The ST story over the weekend about the Govt’s early handling of the crisis as well as @pmdfoster’s story about ventilators raised important questions.
Those questions were not entirely settled by an untypically lengthy Govt response to those stories. As has been pointed out, that response failed to answer the point on several answers, picked on irrelevant detail on others, and generally raised more questions than it answered.
I certainly wouldn’t have let it stand as a witness statement from my client in any forensic process. (Though, of course, it wasn’t attempting to be that.)
But there is a deeper question here. To what extent, in the middle of the crisis, should we be trying to apportion blame for why we are where we are?
It seems to be common ground there will need to be a full public inquiry into the Govt’s handling of the crisis.
Should we wait for that inquiry before apportioning blame? That inquiry will probably take a while (though one would hope that the errors that unduly lengthened both Savile and Chilcott can be avoided).

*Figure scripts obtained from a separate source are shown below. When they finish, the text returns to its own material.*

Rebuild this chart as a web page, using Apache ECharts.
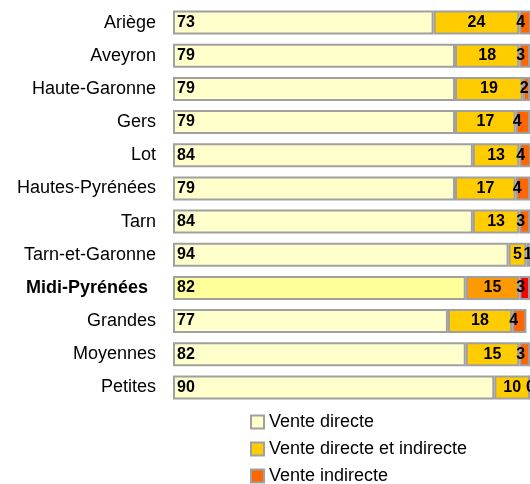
<!DOCTYPE html>
<html>
<head>
<meta charset="utf-8">
<script src="https://cdn.jsdelivr.net/npm/echarts@6/dist/echarts.min.js"></script>
<style>
  html, body { margin: 0; padding: 0; background: #fff; }
  #chart { width: 530px; height: 484px; }
</style>
</head>
<body>
<div id="chart"></div>
<script>
var categories = ["Ariège", "Aveyron", "Haute-Garonne", "Gers", "Lot", "Hautes-Pyrénées",
  "Tarn", "Tarn-et-Garonne", "Midi-Pyrénées", "Grandes", "Moyennes", "Petites"];
var directe = [73, 79, 79, 79, 84, 79, 84, 94, 82, 77, 82, 90];
var directeIndirecte = [24, 18, 19, 17, 13, 17, 13, 5, 15, 18, 15, 10];
var indirecte = [4, 3, 2, 4, 4, 4, 3, 1, 3, 4, 3, 0];
var seriesNames = ["Vente directe", "Vente directe et indirecte", "Vente indirecte"];

var highlight = "Midi-Pyrénées";
var font = "Liberation Sans";
var border = "#a0a0a0";

// couleurs normales / ligne Midi-Pyrénées
var colors = ["#FFFFCC", "#FFCC00", "#FF6600"];
var hiColors = ["#FFFF99", "#FF9900", "#FF0000"];

function buildData(values, idx) {
  return values.map(function(v, i) {
    if (categories[i] === highlight) {
      return { value: v, itemStyle: { color: hiColors[idx] } };
    }
    return v;
  });
}

var labelBase = {
  show: true,
  color: "#000",
  fontFamily: font,
  fontWeight: "bold",
  fontSize: 16
};

var chart = echarts.init(document.getElementById("chart"));

var option = {
  animation: false,
  backgroundColor: "#fff",
  grid: { left: 173, top: 6, width: 359, bottom: 80 },
  xAxis: {
    type: "value",
    min: 0,
    max: 100,
    show: false
  },
  yAxis: {
    type: "category",
    inverse: true,
    data: categories,
    axisLine: { show: false },
    axisTick: { show: false },
    axisLabel: {
      margin: 17,
      color: "#000",
      fontFamily: font,
      fontSize: 18,
      formatter: function(v) {
        return v === highlight ? "{b|" + v + "}" : v;
      },
      rich: {
        b: { fontFamily: font, fontSize: 18, fontWeight: "bold", color: "#000", padding: [0, 8, 0, 0] }
      }
    }
  },
  legend: {
    orient: "vertical",
    left: 250,
    top: 413,
    height: 90,
    padding: 0,
    itemWidth: 13,
    itemHeight: 13,
    itemGap: 9,
    icon: "rect",
    data: seriesNames,
    textStyle: { color: "#000", fontFamily: font, fontSize: 18 }
  },
  series: [
    {
      name: seriesNames[0],
      type: "bar",
      stack: "total",
      barWidth: 24,
      data: buildData(directe, 0),
      itemStyle: { color: colors[0], borderColor: border, borderWidth: 2 },
      label: Object.assign({}, labelBase, { position: "insideLeft", distance: 4 })
    },
    {
      name: seriesNames[1],
      type: "bar",
      stack: "total",
      barWidth: 24,
      data: buildData(directeIndirecte, 1),
      itemStyle: { color: colors[1], borderColor: border, borderWidth: 2 },
      label: Object.assign({}, labelBase, { position: "inside" })
    },
    {
      name: seriesNames[2],
      type: "bar",
      stack: "total",
      barWidth: 24,
      data: buildData(indirecte, 2),
      itemStyle: { color: colors[2], borderColor: border, borderWidth: 2 },
      label: Object.assign({}, labelBase, { position: "insideLeft", distance: 0, offset: [-3, 0] })
    }
  ]
};

chart.setOption(option);
</script>
</body>
</html>
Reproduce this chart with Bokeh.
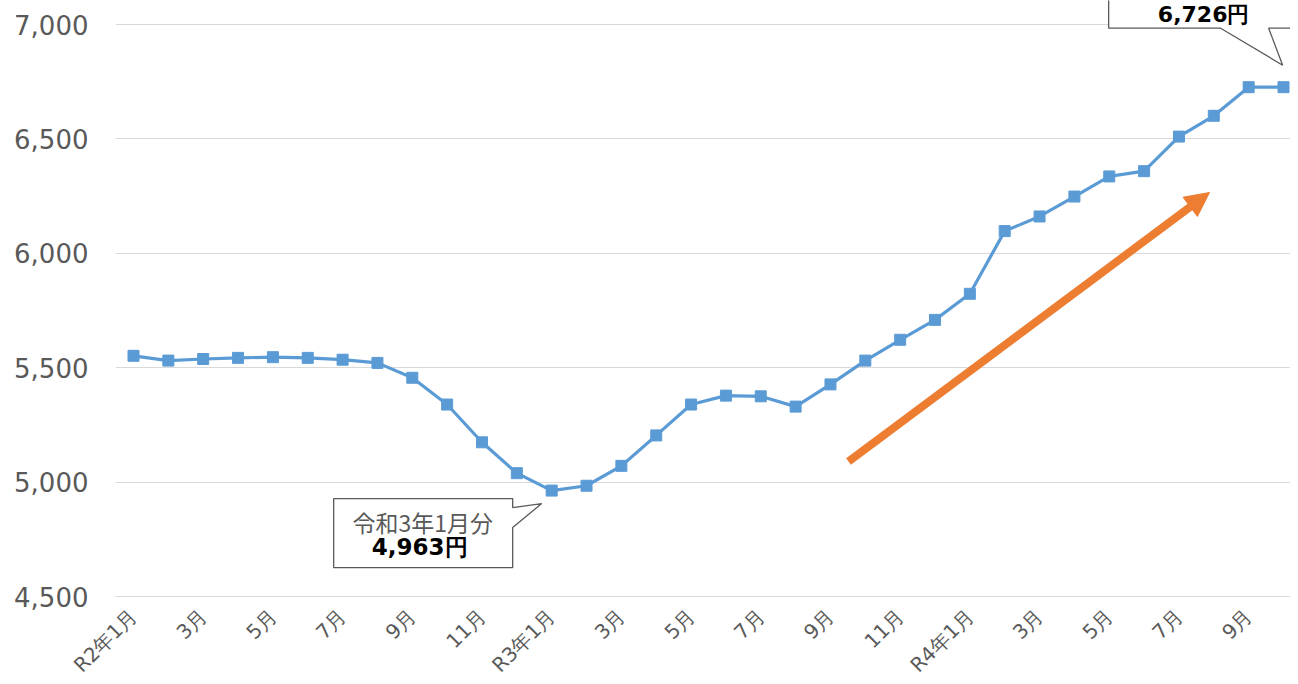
from math import pi
from bokeh.plotting import figure
from bokeh.models import (FixedTicker, Label, Arrow, NormalHead, Range1d,
                          NumeralTickFormatter)
from bokeh.embed import file_html
from bokeh.resources import INLINE

# ---------------- data ----------------
months = ["R2年1月", "2月", "3月", "4月", "5月", "6月", "7月", "8月", "9月", "10月", "11月", "12月",
          "R3年1月", "2月", "3月", "4月", "5月", "6月", "7月", "8月", "9月", "10月", "11月", "12月",
          "R4年1月", "2月", "3月", "4月", "5月", "6月", "7月", "8月", "9月", "10月"]
values = [5552, 5531, 5538, 5543, 5546, 5543, 5535, 5521, 5456, 5339, 5174, 5039,
          4963, 4984, 5071, 5204, 5339, 5378, 5375, 5330, 5427, 5531, 5622, 5709,
          5823, 6097, 6161, 6248, 6336, 6359, 6510, 6601, 6726, 6726]
tick_index = list(range(0, len(months), 2))
tick_labels = [months[i] for i in tick_index]
y_ticks = [4500, 5000, 5500, 6000, 6500, 7000]
low_label = ["令和3年1月分", "4,963円"]
high_label = "6,726円"
low_idx = 12
high_idx = 32

# ---------------- layout helpers (picture pixels <-> data) ----------------
FL, FT, FR, FB = 115, 0, 1290, 596
PXX = (1283 - 133) / 33.0
PXY = 0.2288
x0 = -(133 - FL) / PXX
x1 = x0 + (FR - FL) / PXX
y0 = 4500
y1 = y0 + (FB - FT) / PXY


def dx(px):
    return x0 + (px - FL) / PXX


def dy(py):
    return y0 + (FB - py) / PXY


def px(x):
    return FL + (x - x0) * PXX


def py(y):
    return FB - (y - y0) * PXY


p = figure(frame_width=FR - FL, frame_height=FB - FT,
           x_range=Range1d(x0, x1), y_range=Range1d(y0, y1),
           output_backend="svg", toolbar_location=None,
           min_border_left=FL, min_border_right=0, min_border_top=0,
           min_border_bottom=72)
p.outline_line_color = None
p.background_fill_color = "white"
p.border_fill_color = "white"

# axes
p.yaxis.ticker = FixedTicker(ticks=y_ticks)
p.yaxis.formatter = NumeralTickFormatter(format="0,0")
p.yaxis.axis_line_color = None
p.yaxis.major_tick_line_color = None
p.yaxis.minor_tick_line_color = None
p.yaxis.major_tick_out = 0
p.yaxis.minor_tick_out = 0
p.yaxis.major_label_standoff = 27
p.yaxis.major_label_text_font = "DejaVu Sans"
p.yaxis.major_label_text_font_size = "26px"
p.yaxis.major_label_text_color = "#595959"

p.xaxis.ticker = FixedTicker(ticks=tick_index)
p.xaxis.major_label_overrides = {i: lab for i, lab in zip(tick_index, tick_labels)}
p.xaxis.major_label_orientation = pi / 4
p.xaxis.axis_line_color = "#D9D9D9"
p.xaxis.major_tick_line_color = None
p.xaxis.minor_tick_line_color = None
p.xaxis.major_tick_out = 0
p.xaxis.minor_tick_out = 0
p.xaxis.major_label_standoff = 16
p.xaxis.major_label_text_font = "DejaVu Sans"
p.xaxis.major_label_text_font_size = "20px"
p.xaxis.major_label_text_color = "#595959"

p.xgrid.visible = False
p.ygrid.ticker = FixedTicker(ticks=y_ticks)
p.ygrid.grid_line_color = "#D9D9D9"
p.ygrid.grid_line_width = 1

# series
xs = list(range(len(values)))
p.line(xs, values, line_color="#5B9BD5", line_width=3.2)
p.scatter(xs, values, marker="square", size=11, fill_color="#5B9BD5",
          line_color="#5B9BD5")

# trend arrow
p.add_layout(Arrow(end=NormalHead(size=24, fill_color="#ED7D31", line_color="#ED7D31", line_width=1),
                   x_start=dx(848), y_start=dy(461), x_end=dx(1209), y_end=dy(192),
                   line_color="#ED7D31", line_width=8))

# callout 1 (anchored at the low point)
cx, cy = px(low_idx), py(values[low_idx])
c1 = [(cx - 218, cy + 8), (cx - 39, cy + 8), (cx - 39, cy + 17), (cx - 10, cy + 13),
      (cx - 39, cy + 37), (cx - 39, cy + 77), (cx - 218, cy + 77)]
p.patch([dx(a) for a, b in c1], [dy(b) for a, b in c1], fill_color="white",
        line_color="#595959", line_width=1.3)
p.add_layout(Label(x=dx(cx - 129), y=dy(cy + 31), text=low_label[0], text_align="center",
                   text_baseline="middle", text_font="Noto Sans CJK JP",
                   text_font_size="23px", text_color="#595959"))
p.add_layout(Label(x=dx(cx - 132), y=dy(cy + 56), text=low_label[1], text_align="center",
                   text_baseline="middle", text_font="DejaVu Sans", text_font_style="bold",
                   text_font_size="23px", text_color="black"))

# callout 2 (anchored at the high point)
hx, hy = px(high_idx), py(values[high_idx])
c2 = [(hx - 140, hy - 120), (hx + 80, hy - 120), (hx + 80, hy - 59), (hx + 20, hy - 59),
      (hx + 34, hy - 22), (hx - 28, hy - 59), (hx - 140, hy - 59)]
p.patch([dx(a) for a, b in c2], [dy(b) for a, b in c2], fill_color="white",
        line_color="#595959", line_width=1.3)
p.add_layout(Label(x=dx(hx - 45), y=dy(hy - 73), text=high_label, text_align="center",
                   text_baseline="middle", text_font="DejaVu Sans", text_font_style="bold",
                   text_font_size="22px", text_color="black"))

open("out.html", "w").write(file_html(p, INLINE))
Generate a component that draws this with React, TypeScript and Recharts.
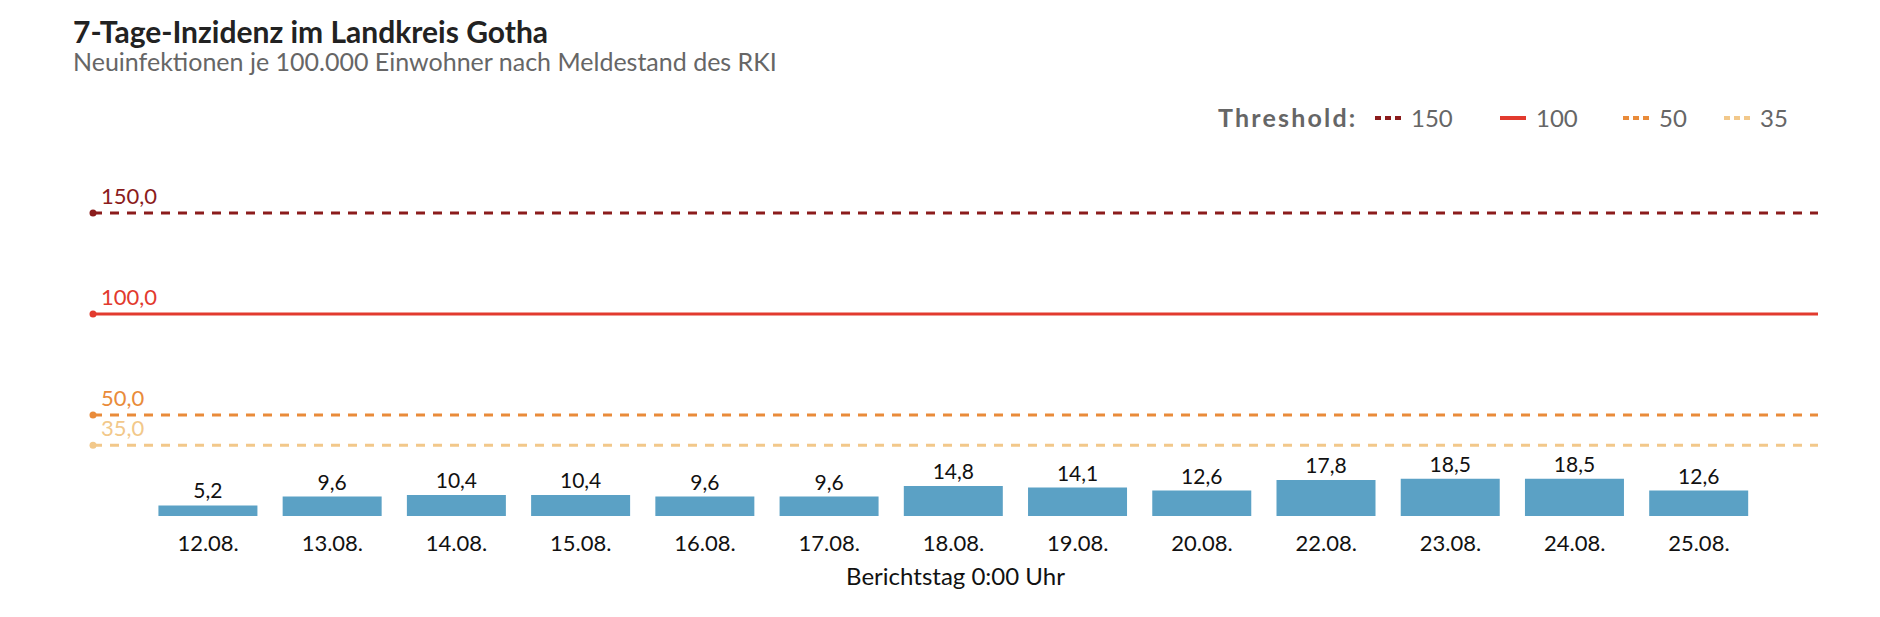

But there is a reason why inquiries into complex events take time.
It takes time to assemble relevant documents; to match them up against people’s recollections; to get a proper sense of who knew what when in a fast-moving situation; to work out what would (probably) have happened if different decisions had been taken.
Cut those corners and you end up with an inquiry that doesn’t draw the right lessons and lacks authority.
Until then, it is likely that any analysis of what the Govt has got wrong will have to be provisional: we don’t have the full story.
And there will be lots of things it just got wrong because it had to make a judgment call on the basis of imperfect information. So “wrong” doesn’t equal “culpably wrong”.
Now, sometimes, you have to act on provisional judgments. But the question there is always forward-looking: I don’t know the full facts but is there a reason why I have to draw provisional conclusions now in order to avoid harm?
That seems to me to provide the answer to how we should be holding the Govt to account mid-crisis. We can’t at this stage definitely apportion blame, and should acknowledge that.
But we can raise questions about whether the right lessons for handling the crisis now have been drawn from what appears to have gone wrong in the past.
That is an important task for journalists, for the Opposition (which seems to be taking precisely that approach) and for Parlt.
And it also requires frankness from Govt: defensiveness about past mistakes/judgment calls isn’t the right approach, but openness about the choices now facing it, how well things are working, and the information it has to hand definitely is.
Unlike during the war, the enemy here is not listening to our every move. And though openness takes time, it really does help get decisions right, and improves public trust and confidence.
By all means point to successes. But “we have got everything right” isn’t the right starting point in response to legitimate questioning.